William Schoolman is president of Hampton Luxury Liner and Classic Coach. A copy of his lawsuit is available at


Like many employers, I was angry when I had to write my first check to cover the recent MTA payroll tax, a creature of the New York Legislature that goes solely to bail out the failing Metropolitan Transportation Authority.

My business competes directly with the MTA. We run luxury charter and line-run buses to similar destinations served by the Long Island Rail Road and Metro-North, and we're able to do it at comparable prices offered by the MTA. We're also able to remain profitable, even though our competitor has the advantage of being funded by taxpayer dollars.

The payroll tax is now taking a successful business and forcing it to subsidize a competitor with a failed business model. Using these economic principles, it's no surprise that a recent study found that New York ranks first in business failures and last in start-ups.

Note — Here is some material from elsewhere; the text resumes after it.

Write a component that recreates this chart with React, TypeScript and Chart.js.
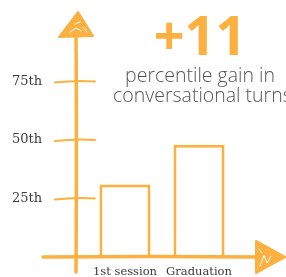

Since businesses in the state can't rely on our current elected officials to help us succeed, I decided to file a lawsuit seeking to show how this $1.8-billion payroll tax violates the New York State Constitution and the Public Authorities Law.

The state constitution requires that two-thirds of the legislature pass "special laws," which are defined as those that affect only a portion of the state or that affect the property and affairs of local governments. This tax has only a regional purpose, and it directly affects the property of local governments, which are also required to pay the tax. But it was implemented after receiving only 60 percent of the Assembly vote and 52 percent of the Senate vote - both below the required two-thirds. The legislature also failed to obtain any Home Rule Message - a request for the law from the localities involved - when enacting the tax.

The state constitution further requires that any appropriation proposed by the governor have a sole purpose. But in the case of the payroll tax, numerous provisions and other political carrots were attached to ensure its passage.

The constitution also prohibits New York State from accepting the debt of any public corporation, like the MTA. The legislature must now account for why it passed this constitutionally and legally questionable tax and gave $1.8 billion - which could have been used by businesses for job growth - for the sole purpose of servicing the MTA's debt.

The Public Authorities Law mandates that the MTA be self-sustaining, and prescribes specific ways in which it may raise money and incur its own debts. The law does not permit this tax bailout. Of course, the government has been subsidizing the MTA for years, but no one has made a legal challenge before.

Challenging the payroll tax through the court system is the last way we business owners have to force our current elected officials to confront the irresponsibility of the MTA. With its 45-year history of corruption, inefficiency and fiscal irresponsibility, the MTA has a business model that no bailout can save.

This coming November provides an important opportunity for taxpayers to vote for officials who will stand on the side of business, job growth and opportunity, and to vote against those who have continued to support the state's biggest failure.